Un haut gradé de la police de Toronto a agi illégalement en faisant arrêter une centaine de Québécois lors du sommet du G20 en 2010, conclut une enquête indépendante. L'une des personnes incarcérées sans motif valable estime que cette arrestation de masse, tout comme celles observées depuis le début du conflit étudiant au Québec, ne sert qu'à intimider les manifestants.

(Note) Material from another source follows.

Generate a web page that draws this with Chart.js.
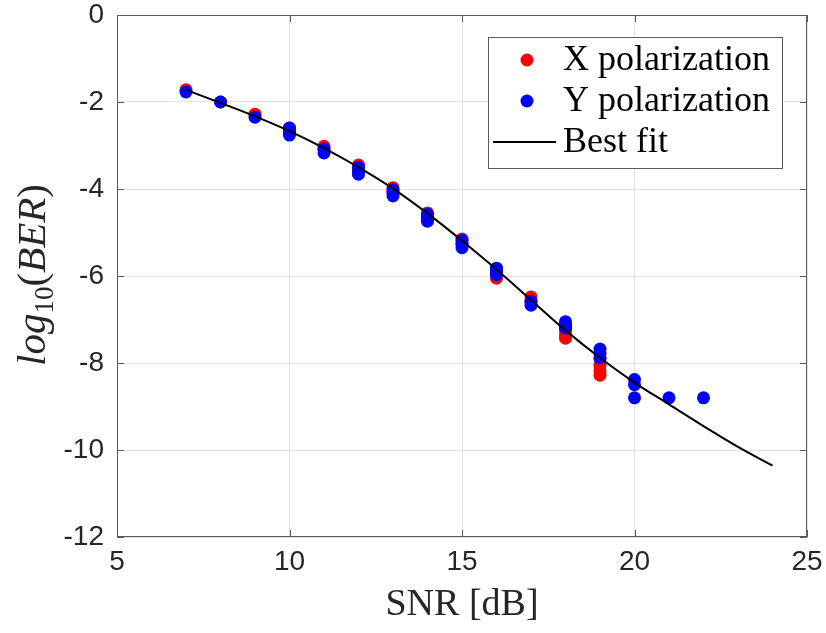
<!DOCTYPE html>
<html>
<head>
<meta charset="utf-8">
<script src="https://cdn.jsdelivr.net/npm/chart.js@4"></script>
<style>
  html, body { margin: 0; padding: 0; background: #fff; }
</style>
</head>
<body>
<canvas id="berChart" width="826" height="633"></canvas>
<script>
// X polarization measurements
const snrX = [7, 8, 9, 10, 10, 11, 11, 12, 12, 13, 13, 14, 14, 15, 15, 16, 16, 17, 17, 18, 18, 18, 19, 19, 19, 19];
const berX = [-1.72, -2.0, -2.28, -2.6, -2.7, -3.02, -3.1, -3.45, -3.55, -3.97, -4.05, -4.55, -4.62, -5.15, -5.25, -5.95, -6.05, -6.48, -6.58, -7.25, -7.35, -7.43, -7.9, -8.05, -8.18, -8.28];

// Y polarization measurements
const snrY = [7, 8, 9, 10, 10, 10, 11, 11, 12, 12, 12, 13, 13, 13, 14, 14, 14, 15, 15, 15, 16, 16, 16, 17, 17, 18, 18, 18, 19, 19, 19, 20, 20, 20, 21, 22];
const berY = [-1.77, -2.0, -2.35, -2.6, -2.68, -2.76, -3.08, -3.17, -3.5, -3.6, -3.66, -4.02, -4.1, -4.16, -4.58, -4.67, -4.74, -5.18, -5.27, -5.35, -5.82, -5.9, -5.97, -6.58, -6.67, -7.05, -7.13, -7.2, -7.68, -7.78, -7.88, -8.38, -8.5, -8.8, -8.8, -8.8];

// best fit curve
const fitSnr = [7, 8, 9, 10, 11, 12, 13, 14, 15, 16, 17, 18, 19, 20, 21, 22, 23, 24];
const fitBer = [-1.72, -2.02, -2.33, -2.67, -3.06, -3.5, -3.99, -4.56, -5.19, -5.85, -6.55, -7.25, -7.88, -8.45, -8.95, -9.45, -9.93, -10.36];

const xTicks = [5, 10, 15, 20, 25];
const yTicks = [0, -2, -4, -6, -8, -10, -12];

const legendLabels = ["X polarization", "Y polarization", "Best fit"];

const toPoints = (xs, ys) => xs.map((x, i) => ({ x: x, y: ys[i] }));

const axisColor = "#262626";
const serif = "'Liberation Serif', 'Times New Roman', serif";

// box, inward ticks (MATLAB style)
const framePlugin = {
  id: "frame",
  beforeDatasetsDraw(chart) {
    const { ctx, chartArea: a, scales } = chart;
    ctx.save();
    ctx.strokeStyle = "#5a5a5a";
    ctx.lineWidth = 1;
    ctx.strokeRect(a.left + 0.5, a.top + 0.5, a.right - a.left - 1, a.bottom - a.top - 1);
    ctx.beginPath();
    xTicks.forEach((v) => {
      const px = Math.round(scales.x.getPixelForValue(v)) + 0.5;
      ctx.moveTo(px, a.bottom); ctx.lineTo(px, a.bottom - 7);
      ctx.moveTo(px, a.top); ctx.lineTo(px, a.top + 7);
    });
    yTicks.forEach((v) => {
      const py = Math.round(scales.y.getPixelForValue(v)) + 0.5;
      ctx.moveTo(a.left, py); ctx.lineTo(a.left + 7, py);
      ctx.moveTo(a.right, py); ctx.lineTo(a.right - 7, py);
    });
    ctx.stroke();
    ctx.restore();
  },
};

// y axis title with subscript: log10(BER)
const yTitlePlugin = {
  id: "yTitle",
  afterDraw(chart) {
    const ctx = chart.ctx;
    const big = 41, small = 27;
    const parts = [
      { t: "log", f: "italic " + big + "px " + serif, dy: 0 },
      { t: "10", f: small + "px " + serif, dy: 8 },
      { t: "(", f: big + "px " + serif, dy: 0 },
      { t: "BER", f: "italic " + big + "px " + serif, dy: 0 },
      { t: ")", f: big + "px " + serif, dy: 0 },
    ];
    ctx.save();
    let total = 0;
    parts.forEach((p) => { ctx.font = p.f; p.w = ctx.measureText(p.t).width; total += p.w; });
    ctx.translate(45, 275);
    ctx.rotate(-Math.PI / 2);
    ctx.fillStyle = axisColor;
    ctx.textBaseline = "alphabetic";
    let x = -total / 2;
    parts.forEach((p) => {
      ctx.font = p.f;
      ctx.fillText(p.t, x, p.dy);
      x += p.w;
    });
    ctx.restore();
  },
};

// boxed legend in the upper right corner
const legendPlugin = {
  id: "boxLegend",
  afterDraw(chart) {
    const ctx = chart.ctx;
    const colors = ["#ff0000", "#0000ff", "#000000"];
    ctx.save();
    ctx.fillStyle = "#fff";
    ctx.fillRect(488, 37, 294, 131);
    ctx.strokeStyle = "#5a5a5a";
    ctx.lineWidth = 1;
    ctx.strokeRect(488.5, 37.5, 294, 131);
    ctx.font = "36px " + serif;
    ctx.textBaseline = "middle";
    legendLabels.forEach((label, i) => {
      const cy = 60 + i * 41;
      if (i < 2) {
        ctx.fillStyle = colors[i];
        ctx.beginPath();
        ctx.arc(527, cy, 6.5, 0, Math.PI * 2);
        ctx.fill();
      } else {
        ctx.strokeStyle = colors[i];
        ctx.lineWidth = 2;
        ctx.beginPath();
        ctx.moveTo(493, cy);
        ctx.lineTo(556, cy);
        ctx.stroke();
      }
      ctx.fillStyle = "#000";
      ctx.fillText(label, 563, cy + 1);
    });
    ctx.restore();
  },
};

const ctx = document.getElementById("berChart").getContext("2d");
new Chart(ctx, {
  type: "scatter",
  data: {
    datasets: [
      {
        type: "line",
        label: "Best fit",
        data: toPoints(fitSnr, fitBer),
        borderColor: "#000",
        borderWidth: 2,
        pointRadius: 0,
        tension: 0.4,
        fill: false,
        order: 0,
      },
      {
        label: "Y polarization",
        data: toPoints(snrY, berY),
        backgroundColor: "#0000ff",
        borderWidth: 0,
        pointRadius: 6.5,
        order: 1,
      },
      {
        label: "X polarization",
        data: toPoints(snrX, berX),
        backgroundColor: "#ff0000",
        borderWidth: 0,
        pointRadius: 6.5,
        order: 2,
      },
    ],
  },
  options: {
    responsive: false,
    animation: false,
    layout: { padding: { top: 15, right: 19, left: 0, bottom: 0 } },
    plugins: {
      legend: { display: false },
      tooltip: { enabled: false },
    },
    scales: {
      x: {
        type: "linear",
        min: 5,
        max: 25,
        afterFit: (scale) => {
          scale.height = 96;
          scale.paddingLeft = 0;
          scale.paddingRight = 0;
        },
        afterBuildTicks: (scale) => { scale.ticks = xTicks.map((v) => ({ value: v })); },
        grid: { color: "#e3e3e3", drawTicks: false },
        border: { display: false },
        ticks: {
          color: axisColor,
          padding: 8,
          font: { family: "'Liberation Sans', Arial, sans-serif", size: 28 },
        },
        title: {
          display: true,
          text: "SNR [dB]",
          color: axisColor,
          font: { family: serif, size: 38 },
          padding: { top: 0, bottom: 5 },
        },
      },
      y: {
        type: "linear",
        min: -12,
        max: 0,
        afterFit: (scale) => {
          scale.width = 117;
          scale.paddingTop = 0;
          scale.paddingBottom = 0;
        },
        afterBuildTicks: (scale) => { scale.ticks = yTicks.map((v) => ({ value: v })); },
        grid: { color: "#e3e3e3", drawTicks: false },
        border: { display: false },
        ticks: {
          color: axisColor,
          padding: 13,
          font: { family: "'Liberation Sans', Arial, sans-serif", size: 28 },
        },
      },
    },
  },
  plugins: [framePlugin, yTitlePlugin, legendPlugin],
});
</script>
</body>
</html>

Le Bureau du directeur indépendant de l'examen de la police (BDIEP), un organisme civil chargé d'enquêter sur les activités policières en Ontario, vient de remettre un rapport blâmant l'inspecteur Gerhard Meissner pour sa conduite lors du G20. Les enquêteurs estiment qu'il a abusé de son pouvoir en faisant arrêter la centaine de personnes qui se trouvaient dans un gymnase de l'Université de Toronto, en juin 2010. Non seulement n'avait-il pas de motifs suffisants pour les arrêter tous, il a agi sans aucun mandat.

Motifs raisonnables

«Le Code criminel ne permet pas des arrestations de masse si un officier a des raisons de croire que certains membres d'un groupe ont commis un acte criminel: au contraire, des motifs raisonnables doivent exister pour chacun [NDLR: en italique dans le rapport] des membres du groupe qui est arrêté, pas pour le groupe en entier», peut-on lire dans le rapport obtenu par La Presse.

Le 26 juin 2010, l'inspecteur Meissner se trouve à la tête d'un groupe de 250 agents chargés d'assurer la sécurité du secteur de Queen's Park. En soirée, de violents affrontements éclatent avec les manifestants. Plusieurs voitures sont vandalisées et de nombreux projectiles sont lancés en direction des policiers.

Des gens vêtus de noir

Les policiers tentent d'arrêter les auteurs, mais ceux-ci «semblent s'évaporer». L'inspecteur Meissner reste néanmoins convaincu que ceux-ci sont restés au centre-ville. Le lendemain matin, une personne rapporte à l'officier avoir vu des gens vêtus de noir, à l'instar des Blacks Bloc, à proximité du gymnase de l'Université de Toronto, pourtant fermée pour la semaine en raison de la tenue du G20. L'inspecteur fait alors cerner le bâtiment où il trouve une centaine de personnes endormies. Après avoir découvert du matériel «anti-G20», il décide de mettre tout le monde en état d'arrestation pour «attroupement illégal», convaincu qu'il a retrouvé les auteurs des incidents de la veille.

Le BDIEP reconnaît que «l'inspecteur Meissner avait un motif raisonnable de croire que certains des gens dans le gymnase avaient été impliqués dans les activités illégales de la veille.» Ils le blâment toutefois de n'avoir «pris aucune précaution pour s'assurer que les gens arrêtés étaient impliqués. Ses ordres étaient simplement que tous devaient être arrêtés.»

«Raccourci intellectuel»

L'une des 115 personnes arrêtées le 27 juin, Jacynthe Poisson, dénonce le «raccourci intellectuel» de l'officier. «Tu ne vas pas présumer que quelqu'un a commis du vandalisme parce qu'il porte un imperméable noir. Je me rends compte que dans la police, il y a des préjugés et des stéréotypes extrêmement forts contre les jeunes.»

Jacynthe Poisson dit être sortie marquée de son arrestation et des 60 heures de détention «humiliantes» qui ont suivi. L'étudiante en droit, qui participe aux présentes manifestations contre la hausse des droits de scolarité, dit être beaucoup plus prudente. Elle trace un parallèle entre son incident et les arrestations de masse vues au Québec dans le conflit étudiant. «C'est une tendance inquiétante. On veut décourager les gens de participer aux manifestations en leur faisant peur d'être arrêtés.»